VILNIUS - Close to 500 million European Union residents in the bloc's 27 member states will soon have the opportunity to study Lithuanian, thanks to the Autonomous Language Learning Project launched by the European Union as a part of its Socrates Lingua program.
The project, currently in its initial stages and under discussion this month by its coordinators in Vilnius, aims to create a blended learning system 's one that involves both Internet-based and traditional forms of study.
Lithuanian is one of the four EU languages offered under the project. The other three are Turkish, Romanian and Bulgarian.
Romania and Bulgaria, whose combined population amount to some 30 million, joined the EU on Jan. 1. Though Lithuania's population of just 3.3 million is relatively low, at least 300,000 Lithuanians are currently working in Great Britain, Ireland and Spain.

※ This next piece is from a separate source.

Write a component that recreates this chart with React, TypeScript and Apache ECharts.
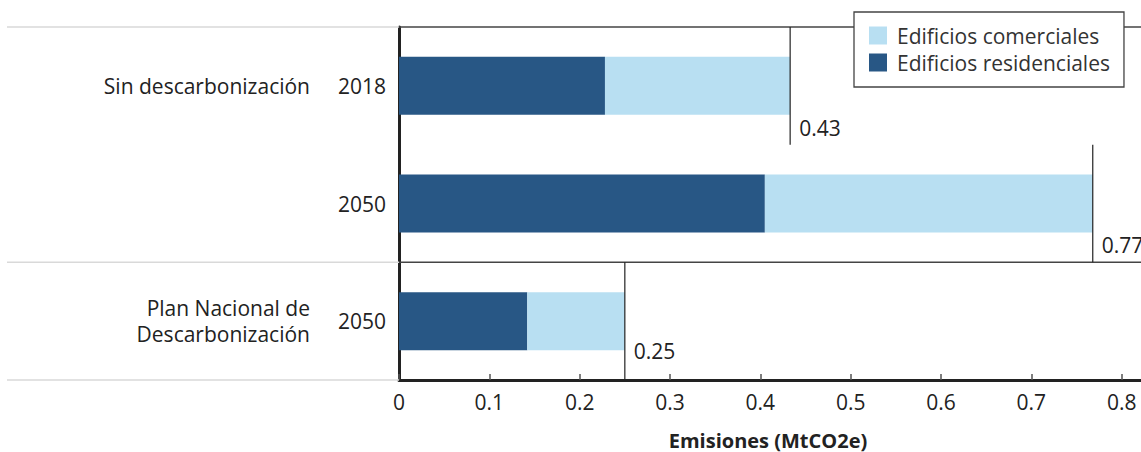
import React, { useEffect, useRef } from "react";
import * as echarts from "echarts";

const years = ["2018", "2050", "2050"];
const groups = ["Sin descarbonización", "", "Plan Nacional de\nDescarbonización"];
const residential = [0.228, 0.405, 0.142];
const commercial = [0.205, 0.363, 0.108];
const totals = [0.433, 0.768, 0.25];
const totalLabels = ["0.43", "0.77", "0.25"];
const groupRanges = [
  [0, 1],
  [2, 2],
];
const seriesNames = ["Edificios comerciales", "Edificios residenciales"];
const axisTitle = "Emisiones (MtCO2e)";

const FONT = '"Open Sans", "Noto Sans", sans-serif';
const DARK = "#285785";
const LIGHT = "#b8dff2";
const FS = 21;

export default function App() {
  const ref = useRef<HTMLDivElement>(null);
  useEffect(() => {
    if (!ref.current) return;
    const chart = echarts.init(ref.current, undefined, { renderer: "svg" });
    const option: any = {
      animation: false,
      backgroundColor: "#fff",
      textStyle: { fontFamily: FONT },
      grid: { left: 399, top: 27, height: 353, width: 813, outerBoundsMode: "none", containLabel: false },
      legend: {
        data: seriesNames,
        orient: "vertical",
        left: 854,
        top: 12,
        padding: [13, 14, 14, 15],
        itemWidth: 18,
        itemHeight: 18,
        itemGap: 6,
        icon: "rect",
        borderColor: "#444",
        borderWidth: 1.3,
        backgroundColor: "#fff",
        textStyle: { fontSize: FS, color: "#333", fontFamily: FONT, padding: [0, 0, 0, 5] },
      },
      xAxis: {
        type: "value",
        min: 0,
        max: 0.9,
        interval: 0.1,
        axisLine: { show: true, lineStyle: { color: "#222", width: 3 } },
        axisTick: { show: true, inside: true, length: 6, lineStyle: { color: "#555", width: 1.5 } },
        axisLabel: { margin: 11, fontSize: FS, color: "#222", fontFamily: FONT, hideOverlap: false },
        splitLine: { show: false },
      },
      yAxis: [
        {
          type: "category",
          data: years,
          inverse: true,
          axisLine: { show: true, lineStyle: { color: "#222", width: 3 } },
          axisTick: { show: false },
          axisLabel: { margin: 13, fontSize: FS, color: "#222", fontFamily: FONT },
          splitLine: { show: false },
        },
        {
          type: "category",
          data: groups,
          inverse: true,
          position: "left",
          axisLine: { show: false },
          axisTick: { show: false },
          axisLabel: {
            margin: 89,
            fontSize: FS,
            lineHeight: 26,
            color: "#222",
            fontFamily: FONT,
            align: "right",
          },
          splitLine: { show: false },
        },
      ],
      graphic: [
        {
          type: "text",
          x: 768,
          y: 440,
          style: {
            text: axisTitle,
            align: "center",
            verticalAlign: "middle",
            fontSize: 20,
            fontWeight: "bold",
            fontFamily: FONT,
            fill: "#222",
          },
        },
      ],
      series: [
        {
          type: "custom",
          yAxisIndex: 0,
          silent: true,
          z: 1,
          data: groupRanges,
          encode: { x: 0, y: 1 },
          renderItem: (params: any, api: any) => {
            const s = api.value(0);
            const e = api.value(1);
            const bandH = api.size([0, 1])[1];
            const top = api.coord([0, s])[1] - bandH / 2;
            const bottom = api.coord([0, e])[1] + bandH / 2;
            const left = params.coordSys.x;
            const right = left + params.coordSys.width;
            const children: any[] = [
              {
                type: "line",
                shape: { x1: 7, y1: top, x2: left, y2: top },
                style: { stroke: "#d9d9d9", lineWidth: 1.5 },
              },
              {
                type: "line",
                shape: { x1: left, y1: top, x2: right, y2: top },
                style: { stroke: "#444", lineWidth: 1.5 },
              },
            ];
            if (params.dataIndex === groupRanges.length - 1) {
              children.push({
                type: "line",
                shape: { x1: 7, y1: bottom, x2: left, y2: bottom },
                style: { stroke: "#d9d9d9", lineWidth: 1.5 },
              });
            }
            return { type: "group", children };
          },
        },
        {
          name: seriesNames[1],
          type: "bar",
          stack: "total",
          yAxisIndex: 0,
          barWidth: 58,
          itemStyle: { color: DARK },
          data: residential,
          z: 2,
        },
        {
          name: seriesNames[0],
          type: "bar",
          stack: "total",
          yAxisIndex: 0,
          barWidth: 58,
          itemStyle: { color: LIGHT },
          data: commercial,
          z: 2,
        },
        {
          type: "custom",
          yAxisIndex: 0,
          silent: true,
          z: 3,
          data: totals.map((t, i) => [t, i]),
          encode: { x: 0, y: 1 },
          renderItem: (params: any, api: any) => {
            const v = api.value(0);
            const idx = api.value(1);
            const p = api.coord([v, idx]);
            const bandH = api.size([0, 1])[1];
            const lift = idx === years.length - 1 ? 29 : 17;
            return {
              type: "group",
              children: [
                {
                  type: "line",
                  shape: { x1: p[0], y1: p[1] - bandH / 2, x2: p[0], y2: p[1] + bandH / 2 },
                  style: { stroke: "#222", lineWidth: 1.2 },
                },
                {
                  type: "text",
                  x: p[0] + 9,
                  y: p[1] + bandH / 2 - lift,
                  style: {
                    text: totalLabels[params.dataIndex],
                    fill: "#222",
                    fontSize: FS,
                    fontFamily: FONT,
                    align: "left",
                    verticalAlign: "middle",
                  },
                },
              ],
            };
          },
        },
      ],
    };
    chart.setOption(option);
    return () => chart.dispose();
  }, []);
  return (
    <div
      ref={ref}
      style={{ position: "absolute", left: 0, top: 0, width: 1141, height: 452 }}
    />
  );
}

Turkey's entry into the EU is still elusive, but many EU countries such as France, Austria, Netherlands and Belgium have significant Turkish speaking minorities, and some 2 million Turkish speaking people live in Germany alone. Turkish is also one of the official languages of Cyprus and also has official status in several municipalities in the Republic of Macedonia, which also aims to become an EU member.
Jolita Sliogeriene, associate professor at Vilnius Mykolo Romerio University and coordinator of the project in Lithuania, told The Baltic Times that the course will be mainly aimed at adult learners who have had an initial introduction to one of the languages and who want to progress from a survival level to greater competency.
"Diaspora, businessmen, expats, tourists, as well as people who are interested in languages, are all part of the targeted sector," Sliogeriene said.
According to her, the courses are designed to help students become autonomous learners and will include weekly classes with the course tutor. The final courses will be available through language schools and colleges across Europe. A listing of courses will be available on the special EU web-site.
The project also aims to develop so-called "blended learning" technology, which is to be used later for teaching five other, less widely used EU languages 's Dutch, Estonian, Hungarian, Maltese and Slovenian.
"The piloting of the project with the target group will be conducted this fall and if everything goes well it will be fully launched in 2008," Sliogeriene said.
"We are very happy that the Lithuanian language was chosen for the project. This proves it is a living language with the capacity not only to survive but also to spread," she added.
The Vilniaus Gedimino Technikos University is also taking part in the project.